Nella sua idea di Stato perfetto erano i filosofi a governare e guidare la società. E proprio questa idea, spesso, gli ha portato molte critiche, secondo cui un concetto del genere non era democratico; chi poteva distinguere tra un filosofo realmente saggio e uno che si professa tale e invece non lo è? Platone era tanto convinto della sua teoria che la applicò anche all’amore, dando vita al noto concetto di amore platonico. Anche in amore, infatti, per Platone, dietro la parte fisica che colpisce inizialmente, c’è la parte dell’amore spirituale. In pratica per lui, la bellezza fisica esteriore non è altro che un richiamo, uno specchio che rimanda alla bellezza spirituale. La forma più alta del vero amore è da trovarsi, come nell’allegoria della caverna, andando oltre le semplici percezioni sensoriali e fisiche.
“Rifletti ora anche su quest’altro punto - feci io. ‘Se il nostro uomo ritornasse giù e si rimettesse a sedere sul medesimo sedile, non avrebbe gli occhi annebbiati, venendo da un posto assolato? […] E se dovesse vedere nuovamente quelle ombre e parlare animatamente con coloro che sono rimasti sempre prigionieri, mentre ha la vista offuscata, prima che gli occhi tornino allo stato normale? E se questo periodo in cui si riabitua al buio fosse piuttosto lungo? Non sarebbe egli allora schernito? E non si direbbe di lui che dalla sua ascesa torna con gli occhi rovinati e che non vale neppure la pena di tentare di andar su? E chi iniziasse a liberare e a portare su quei prigionieri, non rischierebbe la morte, se potessero averlo tra le mani e ammazzarlo?’”
Con queste parole Socrate racconta a Glaucone l’ultima parte del mito della caverna. In questa maniera Platone ci mostra anche quanto teneva agli insegnamenti del suo maestro. La condanna a morte di Socrate nel 399 a.C., infatti, influenzò molto il pensiero di Platone e probabilmente anche per questo, durante la sua vita, si pose tante domande, proprio come Socrate gli aveva insegnato.
Camminando alla ricerca delle risposte, Platone fondò nel 387 a.C. la sua Accademia, una delle istituzioni più note dell’età antica, simbolo del pensiero platonico e culla di molti altri pensatori importanti, fra cui Aristotele, che pure contestò molto il pensiero di Platone. L’Accademia non fu semplicemente una scuola, ma anche un’istituzione religiosa, diventando, fin dalla sua fondazione, patria di molte ricerche non solo filosofiche, ma anche scientifiche. Vi venivano formati non solo filosofi, nel senso stretto del termine, ma anche e soprattutto politici. L’esercizio della dialettica era importante e avveniva attraverso dibattiti a cui lo stesso Platone partecipava.
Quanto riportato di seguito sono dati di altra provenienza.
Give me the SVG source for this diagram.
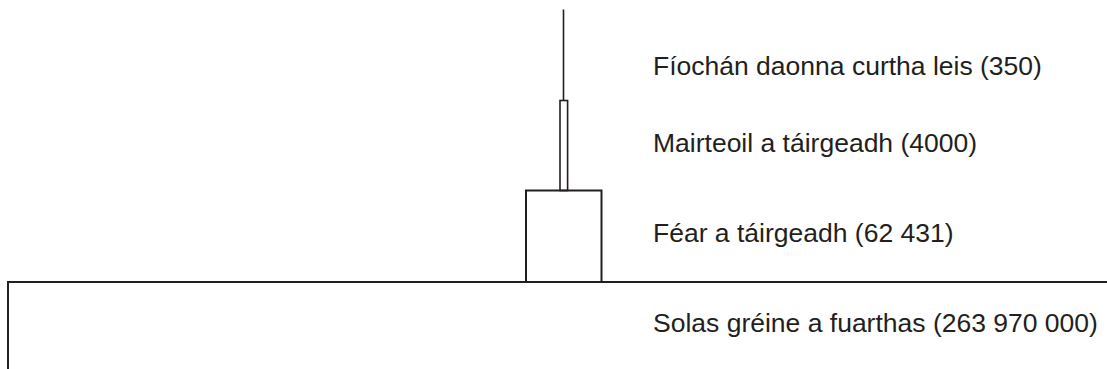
<svg xmlns="http://www.w3.org/2000/svg" width="1107" height="369" viewBox="0 0 1107 369">
  <style>
    .bar { fill: none; stroke: #231f20; stroke-width: 2; }
    .thin { fill: none; stroke: #231f20; stroke-width: 1.6; }
    .lbl { font-family: "Liberation Sans", Arial, sans-serif; font-size: 26.5px; fill: #231f20; }
  </style>
  <rect width="1107" height="369" fill="#ffffff"/>
  <g id="tissue">
    <line class="thin" x1="563.5" y1="9.5" x2="563.5" y2="100.5"/>
    <text class="lbl" x="653" y="75">Fíochán daonna curtha leis (350)</text>
  </g>
  <g id="beef">
    <rect class="thin" x="560" y="100.5" width="7.6" height="90"/>
    <text class="lbl" x="653" y="152">Mairteoil a táirgeadh (4000)</text>
  </g>
  <g id="grass">
    <rect class="bar" x="526" y="190.5" width="75.5" height="91.5"/>
    <text class="lbl" x="653" y="242">Féar a táirgeadh (62 431)</text>
  </g>
  <g id="sunlight">
    <polyline class="bar" points="8,369 8,282 1107,282"/>
    <text class="lbl" x="653" y="332">Solas gréine a fuarthas (263 970 000)</text>
  </g>
  <g id="connectors"></g>
</svg>
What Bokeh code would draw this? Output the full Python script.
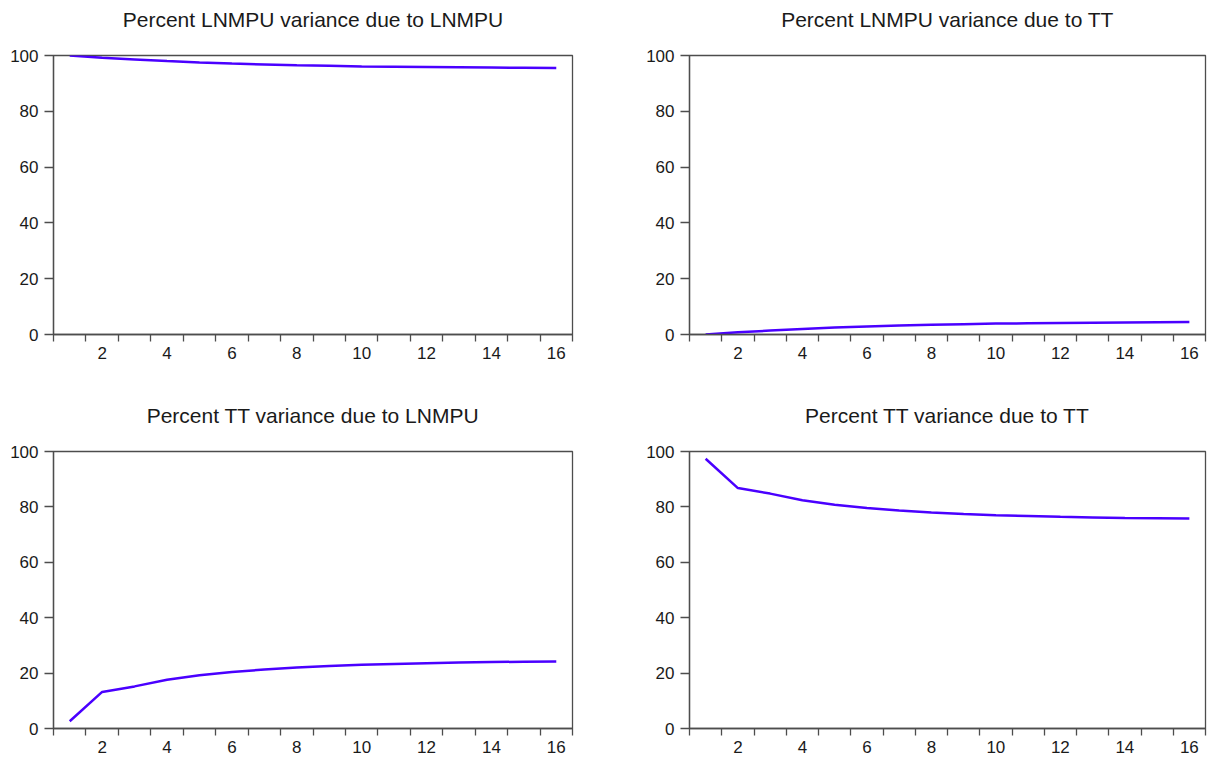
from bokeh.plotting import figure
from bokeh.layouts import column, row
from bokeh.models import Range1d, FixedTicker, Title
from bokeh.embed import file_html
from bokeh.resources import INLINE

periods = list(range(1, 17))
lnmpu_due_lnmpu = [100.0, 99.2, 98.6, 98.0, 97.5, 97.1, 96.8, 96.5, 96.3, 96.1, 96.0, 95.9, 95.8, 95.7, 95.6, 95.5]
lnmpu_due_tt = [0.0, 0.8, 1.4, 2.0, 2.5, 2.9, 3.2, 3.5, 3.7, 3.9, 4.0, 4.1, 4.2, 4.3, 4.4, 4.5]
tt_due_lnmpu = [2.6, 13.2, 15.2, 17.6, 19.2, 20.4, 21.3, 22.0, 22.6, 23.0, 23.3, 23.6, 23.8, 24.0, 24.1, 24.2]
tt_due_tt = [97.4, 86.8, 84.8, 82.4, 80.8, 79.6, 78.7, 78.0, 77.4, 77.0, 76.7, 76.4, 76.2, 76.0, 75.9, 75.8]

titles = ["Percent LNMPU variance due to LNMPU", "Percent LNMPU variance due to TT",
          "Percent TT variance due to LNMPU", "Percent TT variance due to TT"]
x_labels = [2, 4, 6, 8, 10, 12, 14, 16]
x_bounds = [i + 0.5 for i in range(0, 17)]
y_ticks = [0, 20, 40, 60, 80, 100]

FONT = "Liberation Sans"
LINE = "#4a00ff"
AXIS = "#4d4d4d"
TEXT = "#1a1a1a"


def make(title, ys, left, fw, right, top, fh, bottom):
    p = figure(output_backend="svg", toolbar_location=None,
               frame_width=fw, frame_height=fh,
               min_border_left=left, min_border_right=right,
               min_border_top=top, min_border_bottom=bottom,
               x_range=Range1d(0.5, 16.5), y_range=Range1d(0, 100),
               title=title)
    p.title.text_font = FONT
    p.title.text_font_size = "21px"
    p.title.text_font_style = "normal"
    p.title.align = "center"
    p.title.text_color = TEXT
    p.title.standoff = 0
    # invisible spacer between the frame and the title
    p.add_layout(Title(text=" ", text_font_size="1px", standoff=22), "above")
    p.xgrid.visible = False
    p.ygrid.visible = False
    p.outline_line_color = AXIS
    p.outline_line_width = 1.3
    p.background_fill_color = "white"
    p.border_fill_color = "white"

    xa = p.xaxis[0]
    xa.ticker = FixedTicker(ticks=x_labels, minor_ticks=x_bounds)
    xa.major_tick_out = 0
    xa.major_tick_in = 0
    xa.minor_tick_out = 7
    xa.minor_tick_in = 0
    xa.minor_tick_line_color = AXIS
    xa.minor_tick_line_width = 1.3
    xa.axis_line_color = AXIS
    xa.axis_line_width = 1.3
    xa.major_label_standoff = 5
    xa.major_label_text_font = FONT
    xa.major_label_text_font_size = "17px"
    xa.major_label_text_color = TEXT

    ya = p.yaxis[0]
    ya.ticker = FixedTicker(ticks=y_ticks)
    ya.major_tick_out = 9
    ya.major_tick_in = 0
    ya.minor_tick_out = 0
    ya.minor_tick_in = 0
    ya.major_tick_line_color = AXIS
    ya.major_tick_line_width = 1.3
    ya.axis_line_color = AXIS
    ya.axis_line_width = 1.3
    ya.major_label_standoff = 6
    ya.major_label_text_font = FONT
    ya.major_label_text_font_size = "17px"
    ya.major_label_text_color = TEXT

    p.line(periods, ys, line_color=LINE, line_width=2.5)
    return p


p1 = make(titles[0], lnmpu_due_lnmpu, 53, 519, 33, 55, 279, 67)
p2 = make(titles[1], lnmpu_due_tt, 84, 516, 2, 55, 279, 67)
p3 = make(titles[2], tt_due_lnmpu, 53, 519, 33, 50, 277, 28)
p4 = make(titles[3], tt_due_tt, 84, 516, 2, 50, 277, 28)

layout = column(row(p1, p2), row(p3, p4))
open("out.html", "w").write(file_html(layout, INLINE))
È proprio da questa istituzione che proviene il termine moderno “accademia” e fu lì che Platone insegnò, andando a fondo nella ricerca della verità e della vera essenza delle cose. Nelle sue opere, sia La Repubblica che le altre, appare chiaro che per lui fu fondamentale andare oltre il mondo dei sensi per raggiungere la vera conoscenza. E questo principio Platone lo applicò, come abbiamo visto, a tutte le sue teorie e pensieri, sia che si trattasse di politica e giustizia, sia che riguardasse altre cose, solo apparentemente più semplici, come l’amore.